Прежде чем браться писать об искусстве, определитесь, во-первых, в том, насколько в данном случае важно ваше мнение, и, во-вторых, достаточно ли вы знаете, чтобы ваш текст стоило читать. Будь этот текст объясняющим (основанным на фактах), оценивающим (основанным на мнении) или сочетающим оба качества, он удастся лишь в том случае, если вы сумеете обосновать свои слова (см. с. 72).
Три задачи коммуникативного текста об искусстве
Все авторы, пишущие об искусстве, умеют высказаться о нем (это легкая часть задачи). Хорошие авторы умеют объяснить, почему они высказываются именно так, и привести в свою защиту убедительные доводы (это трудная часть задачи, более подробно рассмотренная в главе «Как обосновывать свои идеи», с. 72). У любого коммуникативного текста об искусстве есть три задачи, которым соответствуют три вопроса:
Вопрос 1: Что это? (На что это похоже? Как это сделано? Что произошло?)
Задача 1: Опишите произведение искусства кратко и конкретно. Сосредоточьтесь на ключевых деталях или решениях, найденных художником, – например, на выборе материалов, размеров работы, ее персонажей, участников или места ее осуществления. Отбрасывайте все несущественное, не углубляйтесь в мелочи, не превращайте описание в скучное и усложняющее задачу 2 перечисление.
Вопрос 2: Что это может значить? (Какой смысл заключает в себе произведение?)
Задача 2: Соедините точки линиями: покажите читателю, где в произведении заключена значимая идея. Слабые авторы присваивают произведениям большие смыслы, но не объясняют читателю, как эти смыслы выражены в них материально (см. задачу 1) и что в них может быть ценно для зрителя (см. задачу 3).
Вопрос 3: Какое это имеет отношение к миру в целом? (Что произведение прибавляет к миру – и прибавляет ли что-либо? Или, попросту, что из этого?)
Задача 3: Приведите доводы и истолкуйте результаты задач 1 и 2. Ответ на заключительный вопрос – «Что из этого?» – должен четко утверждать определенную мысль. И помните, что достижения искусства, даже хорошего, могут быть скромными. Это нормально.

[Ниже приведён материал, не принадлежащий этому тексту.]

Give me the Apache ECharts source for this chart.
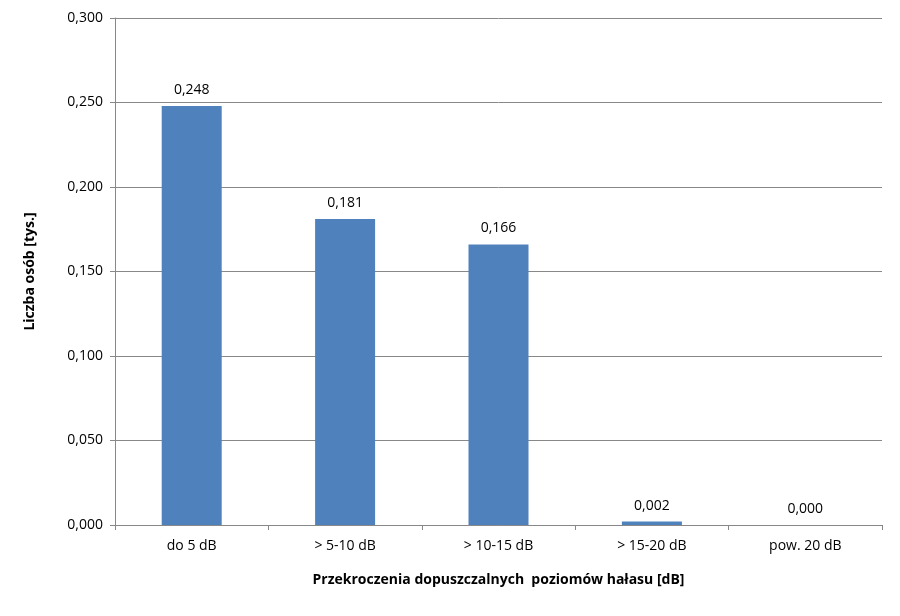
<!DOCTYPE html>
<html>
<head>
<meta charset="utf-8">
<script src="https://cdn.jsdelivr.net/npm/echarts@6/dist/echarts.min.js"></script>
<style>html,body{margin:0;padding:0;background:#fff}#chart{width:900px;height:616px}</style>
</head>
<body>
<div id="chart"></div>
<script>
var categories = ['do 5 dB', '> 5-10 dB', '> 10-15 dB', '> 15-20 dB', 'pow. 20 dB'];
var values = [0.248, 0.181, 0.166, 0.002, 0.000];

var font = '"Open Sans", "DejaVu Sans", sans-serif';
var chart = echarts.init(document.getElementById('chart'));
chart.setOption({
  animation: false,
  grid: { left: 115, right: 18, top: 18, bottom: 91 },
  xAxis: {
    type: 'category',
    data: categories,
    name: 'Przekroczenia dopuszczalnych  poziomów hałasu [dB]',
    nameLocation: 'middle',
    nameGap: 48,
    nameTextStyle: { fontFamily: font, fontSize: 14, fontWeight: 'bold', color: '#000' },
    axisLine: { lineStyle: { color: '#888' } },
    axisTick: { show: true, length: 5, lineStyle: { color: '#888' } },
    axisLabel: { fontFamily: font, fontSize: 14, color: '#000', margin: 14 }
  },
  yAxis: {
    type: 'value',
    min: 0, max: 0.3, interval: 0.05,
    name: 'Liczba osób [tys.]',
    nameLocation: 'middle',
    nameGap: 78,
    nameTextStyle: { fontFamily: font, fontSize: 14, fontWeight: 'bold', color: '#000' },
    axisLine: { show: true, lineStyle: { color: '#888' } },
    axisTick: { show: true, length: 5, lineStyle: { color: '#888' } },
    splitLine: { lineStyle: { color: '#888' } },
    axisLabel: {
      fontFamily: font, fontSize: 14, color: '#000', margin: 12,
      formatter: function (v) { return v.toFixed(3).replace('.', ','); }
    }
  },
  series: [{
    type: 'bar',
    data: values,
    barWidth: 60,
    itemStyle: { color: '#4f81bd' },
    label: {
      show: true, position: 'top', distance: 9,
      fontFamily: font, fontSize: 14, color: '#000',
      formatter: function (p) { return p.value.toFixed(3).replace('.', ','); }
    }
  }]
});
</script>
</body>
</html>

Вот короткий отрывок из статьи, написанной критиком и куратором Окуи Энвезором для каталога выставки:
В конце семидесятых годов [Крейги] Хорсфилд начал одно из самых оригинальных и основательных художественных исследований фундаментальной связи между фотографией и временем. Вооружившись крупноформатной фотокамерой, Хорсфилд отправился в Польшу, где еще не началась эпоха «Солидарности», – в промышленный город Краков, переживавший тогда кризис индустрии и рост волнений трудящихся [2]. Результатом поездки стала серия безыскусных, подчеркнуто – подчас до театральности – антигероических черно-белых фотографий: портреты, виды безлюдных улиц и индустриальных объектов [1]. Эти фотографии большого формата, играющие на контрасте резких холодных светов и бархатистых теней, подчеркивают непреложную фактичность сюжета, будь то унылая улица в тусклом свете фонарей, голый фабричный пол или люди – молодые мужчины и женщины, рабочие или влюбленные [1]. Художник работал так, словно был призван в свидетели медленного конца эпохи [3], а вместе с ней и целой категории людей, вскоре сметенных силой перемен <…>. Их лица суровы и непреклонны, они стоят перед нами, словно осужденные [3].
Текст 2. Окуи Энвезор. Мемориальные документы: архив как медитация о времени (в изд.: Archive Fever: Photography between History and the Monument, 2008).
Почему этот текст соответствует основным требованиям коммуникативного письма об искусстве? Он отвечает на все три вопроса (см. с. 67).
Вопрос 1: Что это? На что это похоже?
Ответ: Энвезор описывает сюжеты, размеры и технику фотографий [1].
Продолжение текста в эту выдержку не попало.